Stacklet co-founders Travis Stanfield and Kapil Thangavelu met while both were working at Capital One several years ago. Thangavelu helped create the Cloud Custodian open-source cloud governance project. The two eventually got together and decided to build a startup based on that project and today the company launched out of stealth with a $4 million seed investment from Foundation Capital and Addition.
Stanfield, who is CEO at the young startup, says that Cloud Custodian came about as Capital One was moving to a fully cloud approach in around 2013. As the company looked for ways to deal with compliance and governance, it found that organizations like theirs were forced to do one-off scripts and they were looking for a way that could be repeatable and scale.
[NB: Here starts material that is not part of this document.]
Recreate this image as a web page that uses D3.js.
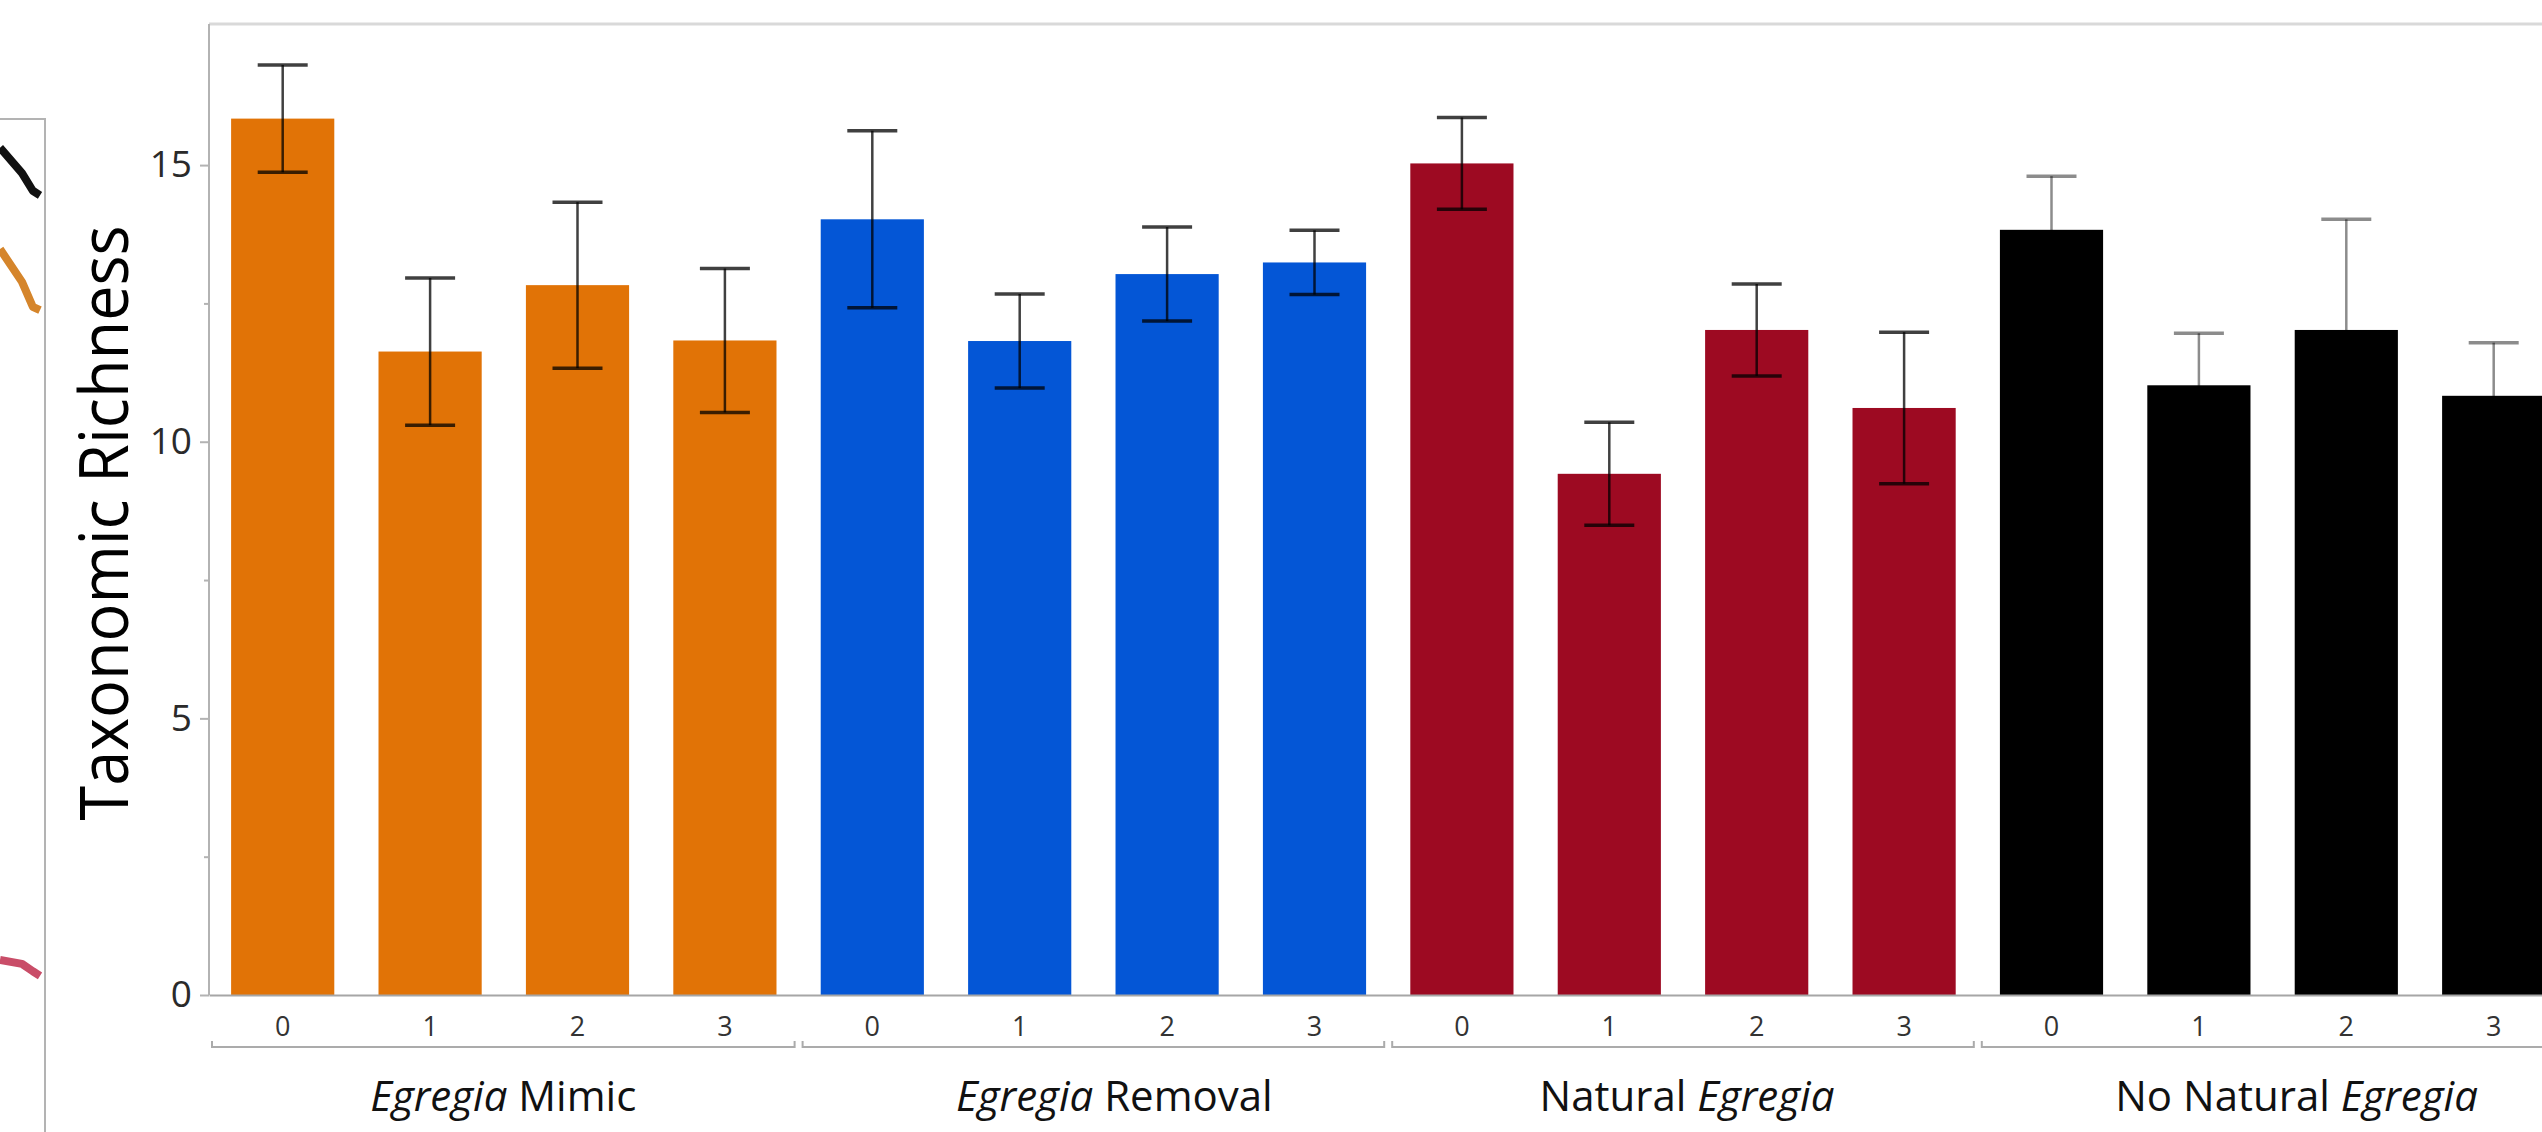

“Cloud Custodian was developed as a way of understanding what all those one-off scripts were doing, looking at the cloud control plane, finding the interesting set of resources, and then taking sensitive actions on them,” he explained.
After leaving Capital One, and going off in different directions for a time, the two came together this year to start Stacklet as a way to nurture the underlying open-source project Thangavelu helped build, and build a commercial company to add some functionality to make it easier for enterprises to implement and understand.
While cloud administrators can download and figure out how to use the raw open source, Stacklet is attempting to make that easier by providing an administrative layer to manage usage across thousands of cloud accounts along with pre-packaged sets of common kinds of compliance requirements out of the box, analytics to understand how the tool is doing and what it’s finding in terms of issues, and finally a resources database to understand all of the cloud resources under management.
The company has just three employees, including the two founders, but will be adding a couple of more shortly with a goal of having a team of 10 by year’s end. The open-source project has 270 contributors from around the world. The startup is looking to build diversity through being fully remote. Not being limited by geography means they can hire from anywhere, and that can help lead to a more diverse group of employees.
The founders admit that it’s a tough time to start a company and to be fundraising, but on the bright side, they didn’t have to be on a plane to San Francisco every week during the process.
In fact, Sid Trivedi, partner at Foundation Capital, said that this was his first investment where he never met the founders in person, but he said through long discussions he learned “their passion for the opportunity at hand, experience of the market dynamics and vision for how they would solve the problem of meeting the needs of both IT/security admins and developers.”